Six. Find myself a new house. Cheaper flat, but nearer to workplace and I’ll have my own bathroom.

Seven. Get busy with Ado. Long story, and he might not be a perfect man for me but he loves me and he’s been wonderful. He wants to be with me. He seems to have learned something.

So okay.

Since I love him still.

It seems it’s me now who can’t seem to learn from past. Hmm..

I’ll be attending my graduation with a very happy mood :)

By the way I wish this post was invisible.

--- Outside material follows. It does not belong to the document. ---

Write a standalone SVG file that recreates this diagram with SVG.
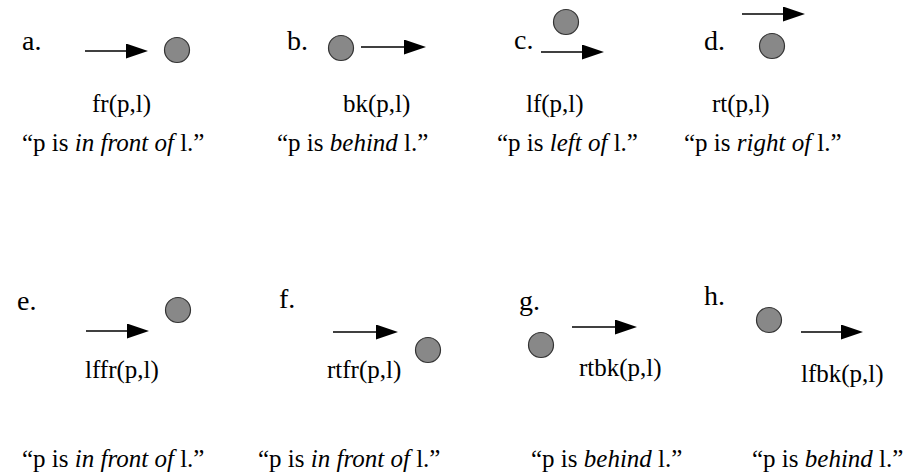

A lažem ako kažem da te ne volim

I’ve met Ado.

I don’t want to write about it.

Agh

I am still in my own version of love dilemma. Which is very boring it’s not funny anymore. After the birthday we met a few times the following weeks, which part of me sees very inapproppriate. But another part of me just acclaims, “who cares? We just wanna have fun while we can”, which I believe it’s the bad part. I don’t know why it turns out like this now. It seems like “being friends” suddenly appears as an excuse for us to still keep in touch. However. Who says friends have to meet each other every week? And go in public like a loving couple? And capture happy-mood pictures together still? This is nonsense. Let me be honest here, I am 10000% sure that I don’t see my future being with him anymore, and that doesn’t mean I like us being friends either. Though it was my own idea at the beginning. I mean, we can’t behave like friends at all, so what’s the point? Only in my birthday card he wrote that I’m a friend now but everything else actually remains unchanged. WTH? Do we think I broke it off just for fun and never meant it? No! It took me ALOT of emotion and decision, and I just can’t believe that it’s now going so fine like.. like.. we never actually broke up. And he’s actually being alot nicer than before which I can read his mind that he’s trying to keep me still. And to make me love him still. I don’t know how to explain more so that he (or actually we) understand that things should be different than before. We’re not supposed to meet often anymore, cuz it only makes me hard to forget my feelings and to move on. I know it counts my fault just as well since I hardly am able to say no. Yes now that after a couple of weeks I’m back with my neutral feelings and all so that’s why I could say no and write this way. But when I meet him I can’t promise I can be any disciplined in maintaining my mind. I think I just don’t know how to feel as a friend to someone I used to love. Oh forget it. It’s so rubbish.

I hope this will end soon. I just don’t know how.